Johnson asserts that politics is behind every financial crisis and the obstacle of effective solutions. The politicians have allowed - in fact, enabled - power elites within and connected to Humungous Bank & Broker to overreach, take on too much risk, bring about a financial crisis and then turn to the taxpayer for a bail-out.

The Quiet Coup asserts that the crisis facing America is no different at the root or in the attempts to resolve it than all those that occurred in emerging market countries. The authors say we don’t want to think the unthinkable, which is that the financial sector is a pied piper leading the nation into becoming a banana republic, largely due to the ease of passage along the Wall Street-Washington corridor, that has led to a new power elite called the financial oligarchs operating in their own interests. There is a way out, the authors say, but the final paragraph of this well-written essay is rather blunt in its message:

The conventional wisdom among the elite is still that the current slump “cannot be as bad as the Great Depression.” This view is wrong. What we face now could, in fact, be worse than the Great Depression-because the world is now so much more interconnected and because the banking sector is now so big. We face a synchronized downturn in almost all countries, a weakening of confidence among individuals and firms, and major problems for government finances. If our leadership wakes up to the potential consequences, we may yet see dramatic action on the banking system and a breaking of the old elite. Let us hope it is not then too late.

We bloggers need to impress upon the mainstream media that these serious issues need to be placed front and center on Main Street. Ultimately, the people still hold the power to vote out of office any and all legislators who fail to act appropriately.
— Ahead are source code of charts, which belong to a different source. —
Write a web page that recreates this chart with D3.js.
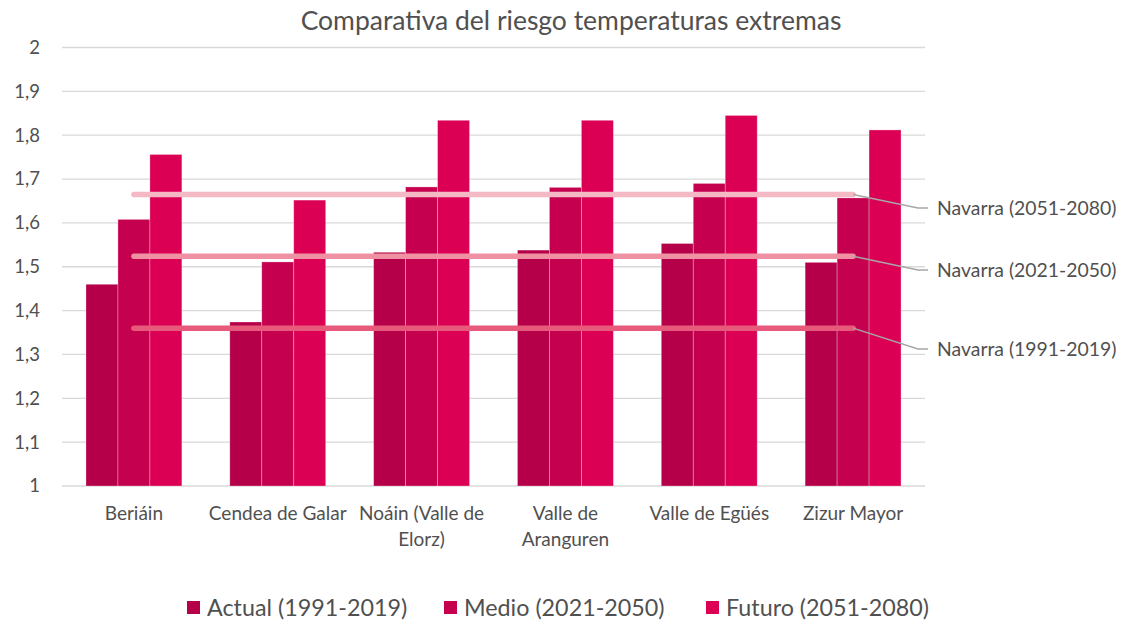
<!DOCTYPE html>
<html>
<head>
<meta charset="utf-8">
<script src="https://cdn.jsdelivr.net/npm/d3@7"></script>
<style>
  html, body { margin: 0; padding: 0; background: #fff; }
  svg { display: block; font-family: Lato, "Open Sans", sans-serif; }
</style>
</head>
<body>
<svg id="chart" width="1121" height="621"></svg>
<script>
// Municipios y series
const categories = ["Beriáin", "Cendea de Galar", "Noáin (Valle de Elorz)", "Valle de Aranguren", "Valle de Egüés", "Zizur Mayor"];
const seriesNames = ["Actual (1991-2019)", "Medio (2021-2050)", "Futuro (2051-2080)"];
const actual = [1.46, 1.374, 1.533, 1.538, 1.553, 1.51];
const medio  = [1.608, 1.511, 1.682, 1.681, 1.69, 1.657];
const futuro = [1.756, 1.652, 1.834, 1.834, 1.845, 1.812];

// Referencias de Navarra
const navarraLabels = ["Navarra (2051-2080)", "Navarra (2021-2050)", "Navarra (1991-2019)"];
const navarraValues = [1.665, 1.524, 1.36];

const yTicks = [1, 1.1, 1.2, 1.3, 1.4, 1.5, 1.6, 1.7, 1.8, 1.9, 2];

const seriesColors = ["#b50049", "#c4004f", "#dc0055"];
const navarraColors = ["#f4b9c5", "#ef91a3", "#e75a7c"];
const textColor = "#505050";

const svg = d3.select("#chart");
const margin = { left: 62, right: 196, top: 47.5, bottom: 135 };
const W = 1121, H = 621;
const plotW = W - margin.left - margin.right;
const plotH = H - margin.top - margin.bottom;

const x0 = d3.scaleBand().domain(categories).range([margin.left, margin.left + plotW]).paddingInner(0).paddingOuter(0);
const groupPad = x0.bandwidth() / 6;
const x1 = d3.scaleBand().domain(seriesNames).range([groupPad, x0.bandwidth() - groupPad]).padding(0);
const y = d3.scaleLinear().domain([1, 2]).range([margin.top + plotH, margin.top]);

// Title
svg.append("text")
  .attr("x", 571).attr("y", 30)
  .attr("text-anchor", "middle")
  .attr("fill", textColor)
  .attr("font-size", 26.5)
  .text("Comparativa del riesgo temperaturas extremas");

// Gridlines
svg.append("g").selectAll("line").data(yTicks).join("line")
  .attr("x1", margin.left).attr("x2", margin.left + plotW)
  .attr("y1", d => y(d)).attr("y2", d => y(d))
  .attr("stroke", "#d9d9d9").attr("stroke-width", 1.3);

// Y axis labels
const fmt = d => d3.format(".1f")(d).replace(".0", "").replace(".", ",");
const yAxis = d3.axisLeft(y).tickValues(yTicks).tickFormat(fmt).tickSize(0).tickPadding(22);
const yg = svg.append("g").attr("transform", `translate(${margin.left},0)`).call(yAxis);
yg.select(".domain").remove();
yg.selectAll("text").attr("fill", textColor).attr("font-size", 18.5).attr("font-family", "Lato, 'Open Sans', sans-serif");

// Bars
const seriesData = [actual, medio, futuro];
const rows = categories.map((c, i) => ({ cat: c, vals: seriesNames.map((s, k) => ({ s, k, v: seriesData[k][i] })) }));
const groups = svg.append("g").selectAll("g").data(rows).join("g")
  .attr("transform", d => `translate(${x0(d.cat)},0)`);
groups.selectAll("rect").data(d => d.vals).join("rect")
  .attr("x", d => x1(d.s))
  .attr("width", x1.bandwidth())
  .attr("y", d => y(d.v))
  .attr("height", d => y(1) - y(d.v))
  .attr("fill", d => seriesColors[d.k])
  .attr("stroke", "#ffffff").attr("stroke-opacity", 0.35).attr("stroke-width", 0.8);

// Category labels with wrapping
const catG = svg.append("g");
const wrapWidth = x0.bandwidth() + 8;
categories.forEach(c => {
  const cx = x0(c) + x0.bandwidth() / 2;
  const t = catG.append("text")
    .attr("x", cx).attr("y", 520)
    .attr("text-anchor", "middle")
    .attr("fill", textColor)
    .attr("font-size", 19);
  const words = c.split(" ");
  let line = [];
  let tspan = t.append("tspan").attr("x", cx).attr("dy", 0);
  words.forEach(w => {
    line.push(w);
    tspan.text(line.join(" "));
    if (tspan.node().getComputedTextLength() > wrapWidth && line.length > 1) {
      line.pop();
      tspan.text(line.join(" "));
      line = [w];
      tspan = t.append("tspan").attr("x", cx).attr("dy", 26).text(w);
    }
  });
});

// Navarra reference lines
const lineStart = x0(categories[0]) + x0.bandwidth() / 2;
const lineEnd = x0(categories[categories.length - 1]) + x0.bandwidth() / 2;
const labelY = [208, 270, 349];
const navG = svg.append("g");
navarraValues.forEach((v, i) => {
  navG.append("line")
    .attr("x1", lineStart).attr("x2", lineEnd)
    .attr("y1", y(v)).attr("y2", y(v))
    .attr("stroke", navarraColors[i]).attr("stroke-width", 5.5)
    .attr("stroke-linecap", "round");
});
navarraValues.forEach((v, i) => {
  navG.append("polyline")
    .attr("points", `${lineEnd},${y(v)} ${918},${labelY[i]} ${928},${labelY[i]}`)
    .attr("fill", "none").attr("stroke", "#a6a6a6").attr("stroke-width", 1.5);
  navG.append("text")
    .attr("x", 937).attr("y", labelY[i])
    .attr("dy", "0.35em")
    .attr("fill", textColor).attr("font-size", 19.4)
    .text(navarraLabels[i]);
});

// Legend
const legendX = [187, 444, 706];
const lg = svg.append("g");
seriesNames.forEach((s, k) => {
  lg.append("rect").attr("x", legendX[k]).attr("y", 601).attr("width", 13).attr("height", 13).attr("fill", seriesColors[k]);
  lg.append("text").attr("x", legendX[k] + 20).attr("y", 608).attr("dy", "0.35em")
    .attr("fill", textColor).attr("font-size", 23.3).text(s);
});
</script>
</body>
</html>
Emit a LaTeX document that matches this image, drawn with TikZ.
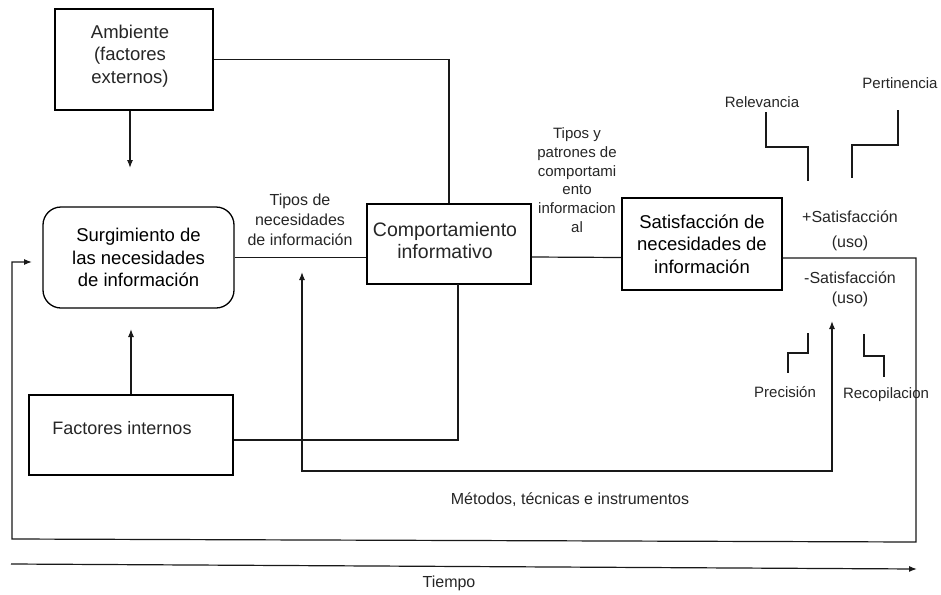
\documentclass[tikz,border=0pt]{standalone}
\usepackage{fontspec}
\setmainfont{Liberation Sans}
\usetikzlibrary{arrows.meta,calc}
\begin{document}
\begin{tikzpicture}[x=1pt,y=-1pt,
  line width=1.2pt,
  box/.style={draw=black,line width=1.3pt,inner sep=0pt,align=center},
  rbox/.style={box,rounded corners=18pt},
  big/.style={font=\fontsize{18.5}{22.5}\selectfont},
  lbl/.style={inner sep=0pt,align=center,text=black!85},
  arr/.style={-{Latex[length=8pt,width=6pt]}},
  darr/.style={{Latex[length=8pt,width=6pt]}-{Latex[length=8pt,width=6pt]}},
  conn/.style={draw=black!90,line width=1.2pt}
]
\useasboundingbox (0,0) rectangle (941,594);
\fill[white] (0,0) rectangle (941,594);

% boxes
\node[box,big,minimum width=158pt,minimum height=101pt] (amb) at (134,59.5) {};
\node[lbl,big] at (130,56) {Ambiente\\(factores\\externos)};
\node[rbox,big,minimum width=191pt,minimum height=101pt] (surg) at (138.5,257.5) {Surgimiento de\\las necesidades\\de información};
\node[box,minimum width=164pt,minimum height=80pt] (comp) at (449,244) {};
\node[lbl,font=\fontsize{19.5}{22.5}\selectfont] (compt) at (445,240.5) {Comportamiento\\informativo};
\node[box,big,minimum width=160pt,minimum height=92pt] (sat) at (702,244) {Satisfacción de\\necesidades de\\información};
\node[box,minimum width=204pt,minimum height=80pt] (fact) at (131,435) {};
\node[lbl,font=\fontsize{18}{22}\selectfont] (factt) at (122,428) {Factores internos};

% labels
\node[lbl,font=\fontsize{16}{20}\selectfont] (tn) at (300,220) {Tipos de\\necesidades\\de información};
\node[lbl,font=\fontsize{15}{18.7}\selectfont] (tp) at (577,180) {Tipos y\\patrones de\\comportami\\ento\\informacion\\al};
\node[lbl,font=\fontsize{16}{25}\selectfont] (ps) at (850,230.5) {+Satisfacción\\(uso)};
\node[lbl,font=\fontsize{16}{19.5}\selectfont] (ns) at (850,289.5) {-Satisfacción\\(uso)};
\node[lbl,font=\fontsize{15}{18}\selectfont] (rel) at (762,102) {Relevancia};
\node[lbl,font=\fontsize{15}{18}\selectfont] (per) at (900,83) {Pertinencia};
\node[lbl,font=\fontsize{15}{18}\selectfont] (pre) at (785,392) {Precisión};
\node[lbl,font=\fontsize{15}{18}\selectfont] (rec) at (886,395) {Recopilacion};
\node[lbl,font=\fontsize{16}{20}\selectfont] (met) at (570,500) {Métodos, técnicas e instrumentos};
\node[lbl,font=\fontsize{16}{20}\selectfont] (tie) at (449,583) {Tiempo};

% coordinates
\coordinate (ambTip) at (130,168);
\coordinate (factTip) at (131,329);
\coordinate (factIn) at (458,284);
\coordinate (m1) at (302,272);
\coordinate (m2) at (302,471);
\coordinate (m3) at (832,471);
\coordinate (m4) at (832,321);
\coordinate (lpR) at (916,258);
\coordinate (lpBR) at (916,542);
\coordinate (lpBL) at (12,539);
\coordinate (lpL) at (12,262);
\coordinate (lpEnd) at (32,262);
\coordinate (t1) at (11,564);
\coordinate (t2) at (917,569);

% connectors
\draw[conn,arr] (amb.south -| ambTip) -- (ambTip);
\draw[conn] (amb.east) -| (comp.north);
\draw[conn] (surg.east) -- (surg.east -| comp.west);
\draw[conn] (comp.east |- 0,257) -- (sat.west |- 0,257.5);
\draw[conn,arr] (fact.north) -- (factTip);
\draw[conn] (fact.east |- 0,440) -| (factIn);
\draw[conn,darr] (m1) -- (m2) -- (m3) -- (m4);
\draw[conn,arr] (sat.east |- lpR) -- (lpR) -- (lpBR) -- (lpBL) -- (lpL) -- (lpEnd);
\draw[conn,arr] (t1) -- (t2);

% small bracket lines
\draw[conn] (rel.south -| 766,0) ++(0,4) |- (808,147) -- (808,181);
\draw[conn] (898,110) |- (852,145) -- (852,178);
\draw[conn] (808,333) |- (788,353) -- (788,373);
\draw[conn] (864,334) |- (884,356) -- (884,377);
\end{tikzpicture}
\end{document}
Before the final outcome is settled, I foresee incredible wrangling among political forces, which will cause great uncertainty among traders. Volumes will decline even more and ultimately prices will fall until such time as there is a reorganized financial system and capital market in America, including the recapitalization of the surviving banks. Then markets will stabilize, interest rates will rise to a point that makes economic sense, and equity prices will return to being a fair measure of corporate values.

That may take some time. Until then, prices will go up one day or week and down the next.

Have a good day, and hopefully a good week.